### What to do
Leave out the pictures, and write out exactly the lines from the beginning of the material to the line holding "chief] (div) at", that line included, and nothing else.

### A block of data
▬▬▬
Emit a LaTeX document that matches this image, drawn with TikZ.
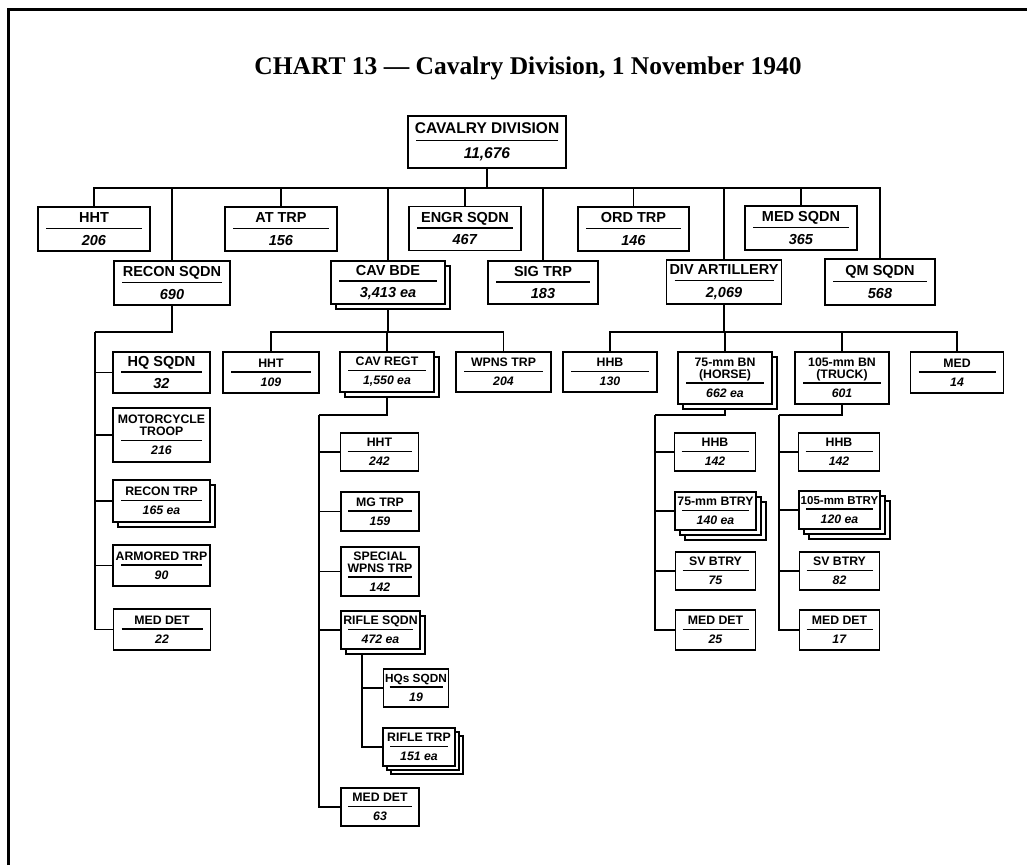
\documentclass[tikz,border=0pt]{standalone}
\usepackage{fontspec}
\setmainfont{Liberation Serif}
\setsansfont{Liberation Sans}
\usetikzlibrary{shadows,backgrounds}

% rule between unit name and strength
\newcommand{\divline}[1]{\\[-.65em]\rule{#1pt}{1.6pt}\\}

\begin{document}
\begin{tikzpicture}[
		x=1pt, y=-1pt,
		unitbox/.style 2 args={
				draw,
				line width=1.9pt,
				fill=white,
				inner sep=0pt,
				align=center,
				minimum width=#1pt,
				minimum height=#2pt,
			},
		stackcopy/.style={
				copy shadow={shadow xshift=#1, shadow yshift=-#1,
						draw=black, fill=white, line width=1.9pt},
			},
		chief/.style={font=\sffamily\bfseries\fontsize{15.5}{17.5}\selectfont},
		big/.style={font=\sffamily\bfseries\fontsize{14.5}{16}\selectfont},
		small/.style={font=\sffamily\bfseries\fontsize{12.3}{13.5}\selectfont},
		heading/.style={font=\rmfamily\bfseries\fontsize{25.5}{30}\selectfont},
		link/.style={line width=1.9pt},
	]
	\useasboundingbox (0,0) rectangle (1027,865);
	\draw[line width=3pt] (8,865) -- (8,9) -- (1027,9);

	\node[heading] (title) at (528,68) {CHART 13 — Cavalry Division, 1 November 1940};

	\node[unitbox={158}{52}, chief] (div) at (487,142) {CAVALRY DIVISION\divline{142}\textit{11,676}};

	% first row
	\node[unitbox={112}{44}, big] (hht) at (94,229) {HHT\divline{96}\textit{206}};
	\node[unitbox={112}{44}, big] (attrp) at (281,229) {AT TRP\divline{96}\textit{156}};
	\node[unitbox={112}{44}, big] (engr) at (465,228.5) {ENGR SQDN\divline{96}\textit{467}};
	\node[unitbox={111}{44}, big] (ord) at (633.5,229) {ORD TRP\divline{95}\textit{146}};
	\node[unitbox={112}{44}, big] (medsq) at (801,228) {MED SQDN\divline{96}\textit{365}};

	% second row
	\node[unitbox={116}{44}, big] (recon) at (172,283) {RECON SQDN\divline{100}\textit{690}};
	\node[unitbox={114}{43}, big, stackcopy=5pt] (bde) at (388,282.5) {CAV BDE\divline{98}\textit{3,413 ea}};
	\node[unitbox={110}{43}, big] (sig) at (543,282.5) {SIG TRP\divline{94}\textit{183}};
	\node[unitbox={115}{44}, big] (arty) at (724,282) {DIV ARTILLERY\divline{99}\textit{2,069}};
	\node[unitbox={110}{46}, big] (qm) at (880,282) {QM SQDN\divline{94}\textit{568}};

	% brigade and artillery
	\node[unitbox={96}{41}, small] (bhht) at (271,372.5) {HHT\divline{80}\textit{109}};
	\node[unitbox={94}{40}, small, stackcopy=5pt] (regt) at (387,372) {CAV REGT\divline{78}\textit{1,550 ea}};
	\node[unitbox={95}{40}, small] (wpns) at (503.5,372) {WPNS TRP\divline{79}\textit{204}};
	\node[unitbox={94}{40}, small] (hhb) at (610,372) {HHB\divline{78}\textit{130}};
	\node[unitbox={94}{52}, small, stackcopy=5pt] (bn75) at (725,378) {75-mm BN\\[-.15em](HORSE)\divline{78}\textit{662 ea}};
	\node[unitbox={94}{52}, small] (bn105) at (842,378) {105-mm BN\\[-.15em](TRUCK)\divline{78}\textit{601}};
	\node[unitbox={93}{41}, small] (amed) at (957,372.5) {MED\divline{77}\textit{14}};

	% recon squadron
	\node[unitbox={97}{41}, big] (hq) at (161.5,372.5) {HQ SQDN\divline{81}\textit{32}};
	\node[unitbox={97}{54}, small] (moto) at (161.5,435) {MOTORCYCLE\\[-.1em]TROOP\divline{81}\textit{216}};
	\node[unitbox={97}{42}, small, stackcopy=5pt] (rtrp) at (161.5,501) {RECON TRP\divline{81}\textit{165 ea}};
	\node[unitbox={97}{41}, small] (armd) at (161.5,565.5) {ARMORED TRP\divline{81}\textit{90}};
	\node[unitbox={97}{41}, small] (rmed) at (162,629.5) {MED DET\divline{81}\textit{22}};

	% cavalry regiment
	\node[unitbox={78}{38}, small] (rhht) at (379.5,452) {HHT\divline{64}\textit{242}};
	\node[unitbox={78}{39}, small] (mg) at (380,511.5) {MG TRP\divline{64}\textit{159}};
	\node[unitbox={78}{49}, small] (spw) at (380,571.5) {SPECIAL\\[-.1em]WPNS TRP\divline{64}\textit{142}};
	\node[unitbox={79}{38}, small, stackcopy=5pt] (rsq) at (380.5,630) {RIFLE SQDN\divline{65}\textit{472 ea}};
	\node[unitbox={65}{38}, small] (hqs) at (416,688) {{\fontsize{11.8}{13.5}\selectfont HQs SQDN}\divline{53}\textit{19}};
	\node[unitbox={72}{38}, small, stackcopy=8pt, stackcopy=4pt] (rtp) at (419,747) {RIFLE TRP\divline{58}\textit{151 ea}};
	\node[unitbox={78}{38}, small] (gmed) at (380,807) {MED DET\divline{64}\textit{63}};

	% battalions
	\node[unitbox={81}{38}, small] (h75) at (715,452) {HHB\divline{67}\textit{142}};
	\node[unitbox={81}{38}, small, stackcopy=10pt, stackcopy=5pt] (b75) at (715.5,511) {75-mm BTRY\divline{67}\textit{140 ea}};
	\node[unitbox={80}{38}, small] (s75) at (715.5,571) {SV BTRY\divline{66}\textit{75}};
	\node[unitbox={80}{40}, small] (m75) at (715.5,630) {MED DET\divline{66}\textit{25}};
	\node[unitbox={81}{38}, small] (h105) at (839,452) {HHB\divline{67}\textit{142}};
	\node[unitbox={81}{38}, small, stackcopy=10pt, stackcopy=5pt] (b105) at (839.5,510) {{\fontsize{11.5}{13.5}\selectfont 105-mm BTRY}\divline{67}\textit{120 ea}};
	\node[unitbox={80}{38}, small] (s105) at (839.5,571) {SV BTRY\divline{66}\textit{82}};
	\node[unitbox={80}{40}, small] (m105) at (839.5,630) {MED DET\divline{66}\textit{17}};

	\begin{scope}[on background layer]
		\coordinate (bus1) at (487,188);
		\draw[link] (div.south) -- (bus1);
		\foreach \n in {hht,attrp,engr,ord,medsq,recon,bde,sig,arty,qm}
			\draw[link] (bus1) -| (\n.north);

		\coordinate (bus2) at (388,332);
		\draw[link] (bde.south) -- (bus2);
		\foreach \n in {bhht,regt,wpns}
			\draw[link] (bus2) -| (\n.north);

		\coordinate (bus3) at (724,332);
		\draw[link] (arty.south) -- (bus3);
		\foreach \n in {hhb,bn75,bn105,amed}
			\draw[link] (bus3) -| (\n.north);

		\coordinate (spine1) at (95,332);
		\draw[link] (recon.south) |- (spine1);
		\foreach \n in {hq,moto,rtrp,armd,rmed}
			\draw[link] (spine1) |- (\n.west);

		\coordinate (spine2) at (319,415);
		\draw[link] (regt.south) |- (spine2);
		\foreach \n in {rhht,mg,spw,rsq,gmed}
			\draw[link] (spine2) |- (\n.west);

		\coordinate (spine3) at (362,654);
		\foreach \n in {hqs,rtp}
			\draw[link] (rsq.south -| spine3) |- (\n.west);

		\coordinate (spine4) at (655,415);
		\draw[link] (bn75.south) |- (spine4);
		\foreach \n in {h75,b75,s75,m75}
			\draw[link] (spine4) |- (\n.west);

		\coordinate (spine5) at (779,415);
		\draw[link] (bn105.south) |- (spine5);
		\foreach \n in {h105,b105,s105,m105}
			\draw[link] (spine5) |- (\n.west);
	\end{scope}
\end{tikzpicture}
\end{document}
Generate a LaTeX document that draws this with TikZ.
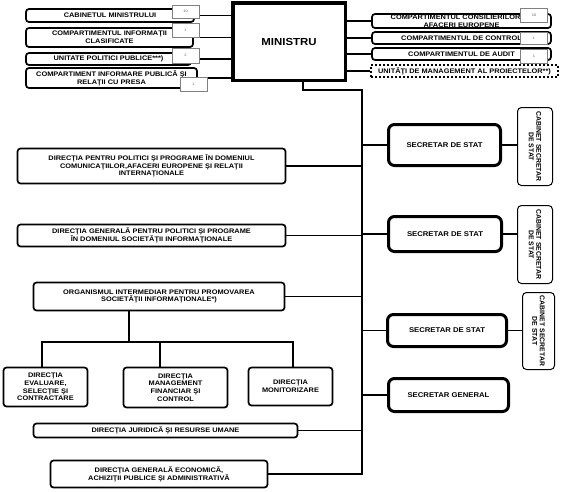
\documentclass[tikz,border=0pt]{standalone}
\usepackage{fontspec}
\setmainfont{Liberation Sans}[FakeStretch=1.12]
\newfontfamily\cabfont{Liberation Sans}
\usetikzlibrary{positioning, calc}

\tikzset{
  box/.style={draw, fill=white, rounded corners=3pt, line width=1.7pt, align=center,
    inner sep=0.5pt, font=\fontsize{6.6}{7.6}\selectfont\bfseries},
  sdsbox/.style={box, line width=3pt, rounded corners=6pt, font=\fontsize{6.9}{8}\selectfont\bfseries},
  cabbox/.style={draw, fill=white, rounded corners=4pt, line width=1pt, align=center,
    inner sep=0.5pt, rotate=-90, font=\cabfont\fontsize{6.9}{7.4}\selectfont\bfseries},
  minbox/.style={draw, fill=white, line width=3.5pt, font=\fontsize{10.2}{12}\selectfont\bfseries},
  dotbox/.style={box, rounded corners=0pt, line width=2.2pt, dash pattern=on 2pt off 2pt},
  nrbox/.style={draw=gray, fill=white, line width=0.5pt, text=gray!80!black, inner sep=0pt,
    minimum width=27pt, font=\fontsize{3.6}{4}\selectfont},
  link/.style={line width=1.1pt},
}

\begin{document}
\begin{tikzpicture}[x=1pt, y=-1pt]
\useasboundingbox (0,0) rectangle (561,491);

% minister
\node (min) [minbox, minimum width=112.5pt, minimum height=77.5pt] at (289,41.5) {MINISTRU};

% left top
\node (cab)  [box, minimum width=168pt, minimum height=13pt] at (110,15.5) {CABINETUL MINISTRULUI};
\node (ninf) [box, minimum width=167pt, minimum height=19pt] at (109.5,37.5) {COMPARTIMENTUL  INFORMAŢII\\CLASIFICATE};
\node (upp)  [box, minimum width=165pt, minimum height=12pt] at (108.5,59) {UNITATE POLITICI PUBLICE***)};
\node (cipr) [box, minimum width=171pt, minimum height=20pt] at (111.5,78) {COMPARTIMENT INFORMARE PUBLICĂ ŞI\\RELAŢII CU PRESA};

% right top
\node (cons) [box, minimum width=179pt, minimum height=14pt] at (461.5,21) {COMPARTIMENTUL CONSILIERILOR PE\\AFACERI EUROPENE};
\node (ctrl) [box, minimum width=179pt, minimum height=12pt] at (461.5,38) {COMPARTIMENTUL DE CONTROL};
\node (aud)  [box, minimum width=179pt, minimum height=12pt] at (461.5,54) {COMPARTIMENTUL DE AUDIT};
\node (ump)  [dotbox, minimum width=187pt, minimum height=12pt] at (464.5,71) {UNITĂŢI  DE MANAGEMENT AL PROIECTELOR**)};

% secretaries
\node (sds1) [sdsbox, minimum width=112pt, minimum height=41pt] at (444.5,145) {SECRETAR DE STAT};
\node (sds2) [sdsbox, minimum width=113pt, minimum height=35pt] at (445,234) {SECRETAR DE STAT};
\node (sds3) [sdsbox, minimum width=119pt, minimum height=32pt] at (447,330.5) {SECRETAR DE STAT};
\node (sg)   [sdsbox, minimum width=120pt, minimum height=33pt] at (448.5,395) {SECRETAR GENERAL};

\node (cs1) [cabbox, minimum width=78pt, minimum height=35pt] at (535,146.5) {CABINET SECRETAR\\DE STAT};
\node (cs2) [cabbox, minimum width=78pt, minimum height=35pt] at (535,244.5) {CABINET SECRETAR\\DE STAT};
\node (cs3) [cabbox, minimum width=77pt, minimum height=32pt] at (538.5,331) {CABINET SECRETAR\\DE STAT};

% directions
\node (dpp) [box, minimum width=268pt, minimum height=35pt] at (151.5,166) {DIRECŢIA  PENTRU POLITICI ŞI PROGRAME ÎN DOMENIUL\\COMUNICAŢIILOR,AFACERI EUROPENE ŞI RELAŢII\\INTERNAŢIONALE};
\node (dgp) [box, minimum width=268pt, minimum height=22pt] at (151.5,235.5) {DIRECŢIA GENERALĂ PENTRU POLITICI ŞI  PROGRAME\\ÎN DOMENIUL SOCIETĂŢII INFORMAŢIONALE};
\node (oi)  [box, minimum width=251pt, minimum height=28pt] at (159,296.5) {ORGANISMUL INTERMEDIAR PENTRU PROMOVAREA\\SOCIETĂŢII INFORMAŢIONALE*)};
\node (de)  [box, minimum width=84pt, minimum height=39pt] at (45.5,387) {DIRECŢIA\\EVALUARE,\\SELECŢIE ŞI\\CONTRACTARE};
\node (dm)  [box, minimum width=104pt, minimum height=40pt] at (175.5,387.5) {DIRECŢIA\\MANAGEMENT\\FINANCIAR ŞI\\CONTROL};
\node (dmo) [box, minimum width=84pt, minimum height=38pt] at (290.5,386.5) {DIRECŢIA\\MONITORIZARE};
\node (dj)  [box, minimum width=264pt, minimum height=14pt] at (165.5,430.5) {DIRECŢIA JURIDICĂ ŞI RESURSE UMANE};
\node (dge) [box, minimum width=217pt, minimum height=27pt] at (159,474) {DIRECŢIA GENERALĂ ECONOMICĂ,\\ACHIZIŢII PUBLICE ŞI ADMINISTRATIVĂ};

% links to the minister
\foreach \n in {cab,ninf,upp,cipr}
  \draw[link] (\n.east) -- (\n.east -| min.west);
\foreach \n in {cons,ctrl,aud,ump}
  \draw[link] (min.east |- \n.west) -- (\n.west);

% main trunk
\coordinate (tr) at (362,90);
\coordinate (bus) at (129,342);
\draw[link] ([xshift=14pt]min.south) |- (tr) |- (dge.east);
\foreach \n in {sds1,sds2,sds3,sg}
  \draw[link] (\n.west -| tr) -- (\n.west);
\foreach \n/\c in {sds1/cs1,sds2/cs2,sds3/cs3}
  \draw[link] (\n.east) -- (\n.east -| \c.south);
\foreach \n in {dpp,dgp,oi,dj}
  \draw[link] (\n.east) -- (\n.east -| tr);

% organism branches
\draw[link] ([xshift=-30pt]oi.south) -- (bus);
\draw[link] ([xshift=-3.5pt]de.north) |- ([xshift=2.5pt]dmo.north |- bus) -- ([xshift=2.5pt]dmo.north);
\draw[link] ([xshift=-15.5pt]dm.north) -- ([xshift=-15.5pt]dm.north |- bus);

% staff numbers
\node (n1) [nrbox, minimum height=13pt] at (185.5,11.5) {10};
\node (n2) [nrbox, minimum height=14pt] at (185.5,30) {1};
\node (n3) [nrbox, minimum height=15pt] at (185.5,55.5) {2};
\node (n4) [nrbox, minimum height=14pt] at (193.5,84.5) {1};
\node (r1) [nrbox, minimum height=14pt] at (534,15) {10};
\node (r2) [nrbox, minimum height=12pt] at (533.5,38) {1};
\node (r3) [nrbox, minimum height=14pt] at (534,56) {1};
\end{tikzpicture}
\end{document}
▬▬▬
### Complete output
Emit a LaTeX document that matches this image, drawn with TikZ.
\documentclass[tikz,border=0pt]{standalone}
\usepackage{fontspec}
\setmainfont{Liberation Serif}
\setsansfont{Liberation Sans}
\usetikzlibrary{shadows,backgrounds}

% rule between unit name and strength
\newcommand{\divline}[1]{\\[-.65em]\rule{#1pt}{1.6pt}\\}

\begin{document}
\begin{tikzpicture}[
		x=1pt, y=-1pt,
		unitbox/.style 2 args={
				draw,
				line width=1.9pt,
				fill=white,
				inner sep=0pt,
				align=center,
				minimum width=#1pt,
				minimum height=#2pt,
			},
		stackcopy/.style={
				copy shadow={shadow xshift=#1, shadow yshift=-#1,
						draw=black, fill=white, line width=1.9pt},
			},
		chief/.style={font=\sffamily\bfseries\fontsize{15.5}{17.5}\selectfont},
		big/.style={font=\sffamily\bfseries\fontsize{14.5}{16}\selectfont},
		small/.style={font=\sffamily\bfseries\fontsize{12.3}{13.5}\selectfont},
		heading/.style={font=\rmfamily\bfseries\fontsize{25.5}{30}\selectfont},
		link/.style={line width=1.9pt},
	]
	\useasboundingbox (0,0) rectangle (1027,865);
	\draw[line width=3pt] (8,865) -- (8,9) -- (1027,9);

	\node[heading] (title) at (528,68) {CHART 13 — Cavalry Division, 1 November 1940};

	\node[unitbox={158}{52}, chief] (div) at (487,142) {CAVALRY DIVISION\divline{142}\textit{11,676}};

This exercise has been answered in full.